The investigator, who has since resigned, was arrested by the Garda National Bureau of Criminal Investigation last week on suspicion of revealing sensitive information to the Hutch gang.
Several serving and retired gardaí are also under investigation for providing confidential information to the Hutch gang. These include John Murphy, a retired superintendent, who is currently serving a 6½-year term for possessing cannabis worth almost €260,000.
Gardaí are investigating if Murphy was harvesting information from serving members and then passing it on to the Hutch gang, giving it vital insight into ongoing investigations into the crime group.
A number of serving gardaí suspected of passing information to Murphy were suspended from the force in 2021. A detective with the special detective unit was arrested last March as part of the same investigation. They are all understood have strongly denied any wrongdoing.

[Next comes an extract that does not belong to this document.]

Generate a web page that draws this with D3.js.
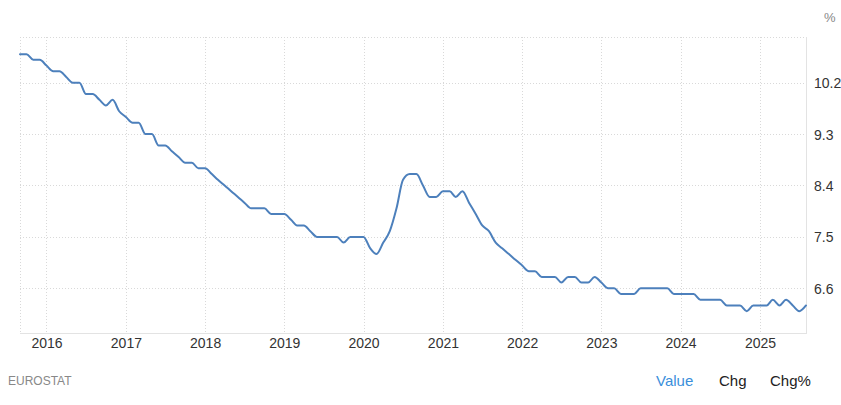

The Garda inspectorate also came across multiple incidents of gardaí socialising with criminal suspects or having family members linked to criminal activity. These associations came to light only during investigations of the criminal suspects “and had not been disclosed by the members concerned,” it said.
It also became aware of a person who applied to be a garda while failing to mention a family member with criminal connections.
“This matter came to light only when this person had commenced their training at the Garda college and another Garda member who had served in the area where the applicant lived raised concerns about the family association with a supervisor,” it said.
Many police forces in the UK have detailed policies on such relationships, including that they be immediately reported to a supervisor. The inspectorate recommended that the force should develop and implement policy and guidance on these relationships which all members would be “obliged to report”.
An implementation plan for the recommendations was published last year by the Garda and the Department of Justice committing them to developing a policy document by the end of December and circulating it to Garda members by the end of last month. This was to be followed by briefings and instruction sessions on the policy.
Both of these deadlines have been missed.
Asked about the progress of the policy, a Garda spokesman said: “A notifiable association policy and associated procedures remain under development by An Garda Síochána.”